Development of a Neural Network based Acoustic Beamformer for Input Preprocessing in Digital Hearing Aids
Noise Cancellation in hearing aids enables pleasant hearing for users. In this study, we perform both spectral and spatial noise cancellation. We develop a Generalized Eigen Vector Beamformer for spatial noise cancellation and use the concept of Time-Frequency masking for spectral noise cancellation. The beamformer uses an estimated time frequency mask to compute the spatial covariance matrices of the desired sound source and noise separately. The beamforming coefficients are computed from the covariance matrices by generalized eigenvector decomposition, which is then used to generate a weighted sum of the microphone inputs to produce a spatially filtered output. A 4-microphone system is chosen as the setup, with a pair of microphones to be worn on either ear, thereby satisfying the hearing aid fitting constraints.
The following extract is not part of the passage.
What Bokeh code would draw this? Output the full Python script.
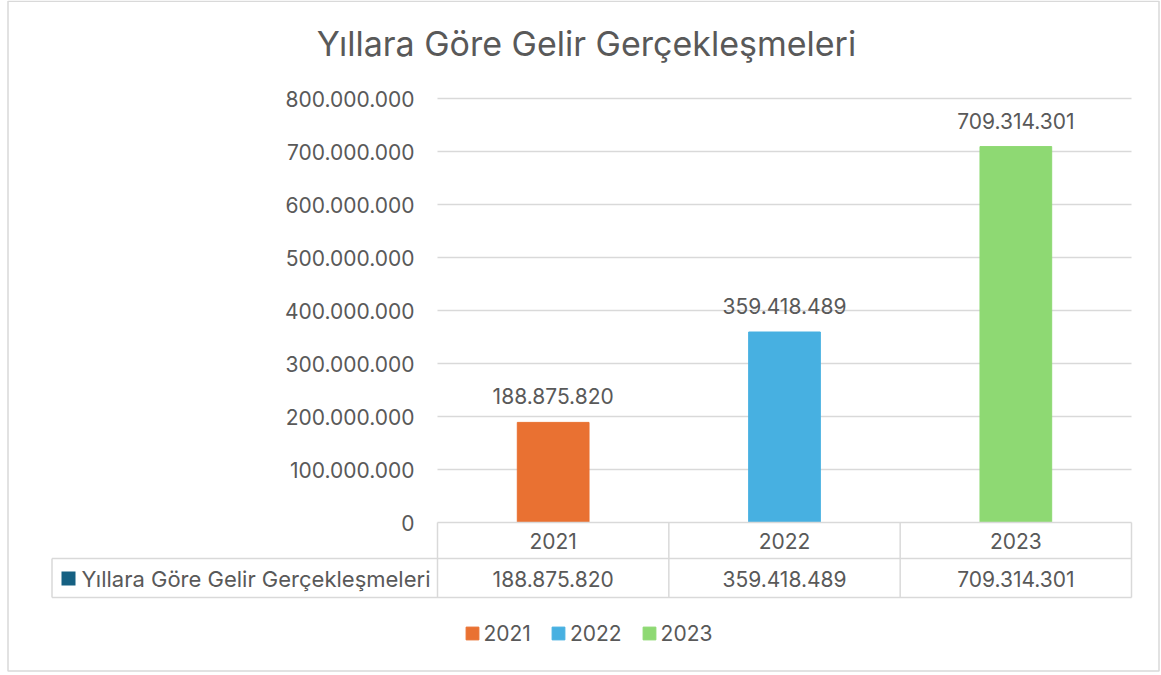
from bokeh.plotting import figure
from bokeh.models import ColumnDataSource, Range1d, LabelSet, Label
from bokeh.core.properties import value as pv
from bokeh.embed import file_html
from bokeh.resources import INLINE

# ---- data ----
title_text = "Yıllara Göre Gelir Gerçekleşmeleri"
series_name = "Yıllara Göre Gelir Gerçekleşmeleri"
years = ["2021", "2022", "2023"]
values = [188875820, 359418489, 709314301]
bar_colors = ["#E97132", "#47B0E1", "#8ED973"]
y_ticks = [0, 100000000, 200000000, 300000000, 400000000,
           500000000, 600000000, 700000000, 800000000]

def fmt(v):
    return f"{int(v):,}".replace(",", ".")

labels = [fmt(v) for v in values]
tick_labels = [fmt(t) for t in y_ticks]

# ---- layout (pixels) ----
W, H = 1160, 672
PLOT_L, PLOT_R = 437, 1131      # plot area left/right edges
PLOT_Y0, PX_PER_100M = 522, 53  # pixel row of value 0, pixels per 100 million
n = len(years)
CAT_W = (PLOT_R - PLOT_L) / n

def X(px):
    return (px - PLOT_L) / CAT_W

def Y(py):
    return (PLOT_Y0 - py) * 1e8 / PX_PER_100M

FONT = "Inter"
TXT = "#595959"
GRID = "#d9d9d9"
FS = "21px"

centers = [i + 0.5 for i in range(n)]
src = ColumnDataSource(dict(x=centers, year=years, value=values, color=bar_colors, label=labels))

p = figure(width=W, height=H, x_range=Range1d(X(0), X(W)), y_range=Range1d(Y(H), Y(0)),
           output_backend="svg", toolbar_location=None,
           x_axis_location=None, y_axis_location=None,
           min_border=0, min_border_left=0, min_border_right=0,
           min_border_top=0, min_border_bottom=0)
p.outline_line_color = None
p.background_fill_color = "white"
p.border_fill_color = "white"
p.grid.visible = False

# outer chart border
p.quad(left=X(7.5), right=X(1158.5), top=Y(0.75), bottom=Y(670.5),
       fill_color=None, line_color=GRID, line_width=1.5)

# horizontal gridlines (value axis)
grid_ticks = y_ticks[1:]
p.segment(x0=0, x1=n, y0=grid_ticks, y1=grid_ticks, line_color=GRID, line_width=1.5)

# bars
p.vbar(x="x", top="value", width=0.31, color="color", source=src, legend_field="year")

# value-axis tick labels
p.text(x=X(414), y=y_ticks, text=tick_labels, text_align="right", text_baseline="middle",
       text_font=pv(FONT), text_font_size=FS, text_color=TXT)

# data labels above bars
p.add_layout(LabelSet(x="x", y="value", text="label", source=src, y_offset=26,
                      text_align="center", text_baseline="middle", text_font=pv(FONT),
                      text_font_size=FS, text_color=TXT))

# ---- data table below the plot ----
TAB_L, ROW1, ROW2, ROW3 = 51.5, 522, 558, 597
p.segment(x0=[0, X(TAB_L), X(TAB_L)], x1=[n, n, n],
          y0=[Y(ROW1), Y(ROW2), Y(ROW3)], y1=[Y(ROW1), Y(ROW2), Y(ROW3)],
          line_color=GRID, line_width=1.5)
vx = list(range(n + 1))
p.segment(x0=vx, x1=vx, y0=Y(ROW1), y1=Y(ROW3), line_color=GRID, line_width=1.5)
p.segment(x0=X(TAB_L), x1=X(TAB_L), y0=Y(ROW2), y1=Y(ROW3), line_color=GRID, line_width=1.5)

# header row (category labels)
p.text(x=centers, y=Y(540), text=years, text_align="center", text_baseline="middle",
       text_font=pv(FONT), text_font_size=FS, text_color=TXT)
# value row
p.text(x=centers, y=Y(578), text=labels, text_align="center", text_baseline="middle",
       text_font=pv(FONT), text_font_size=FS, text_color=TXT)
# series key + name
p.quad(left=X(61), right=X(75), top=Y(571), bottom=Y(585), fill_color="#156082", line_color=None)
p.text(x=X(81), y=Y(578), text=[series_name], text_align="left", text_baseline="middle",
       text_font=pv(FONT), text_font_size="22px", text_color=TXT)

# title
p.add_layout(Label(x=X(586), y=Y(42.5), text=title_text, text_align="center",
                   text_baseline="middle", text_font=FONT, text_font_size="34px",
                   text_color=TXT))

# legend
lg = p.legend[0]
lg.orientation = "horizontal"
lg.location = (463.5, H - 645.5)
lg.border_line_color = None
lg.background_fill_alpha = 0
lg.padding = 0
lg.margin = 0
lg.spacing = 19
lg.glyph_width = 16
lg.glyph_height = 16
lg.label_standoff = 4
lg.label_text_font = FONT
lg.label_text_font_size = FS
lg.label_text_color = TXT

open("out.html", "w").write(file_html(p, INLINE))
The two hearing aids are assumed to have a wireless connection, thus enabling the sharing of microphone inputs between the two hearing devices, providing a 4-channel input for the beamformer. The mask estimation is performed by using a Deep Neural Network (DNN), where we explore Ideal Binary Mask(IBM) and Complex Ideal Ratio Mask (cIRM) as targets. Spectral features given as input include Mel Frequency Cepstral Coefficients (MFCC), Log Spectrogram. The training dataset is a custom generated dataset where the desired source signals and noise signals are individually recorded are mixed together. Source signals include speech, instrumental music, various important sounds including but not limited to alarms and ambulance sounds. Noise signals include babble noise, crowd noise, vehicular noise, pure white noise.
Keywords: Deep Neural Network, Multi-Channel Speech Enhancement, Computational Auditory Scene Analysis( CASA), Automatic Speech Recognition(ASR).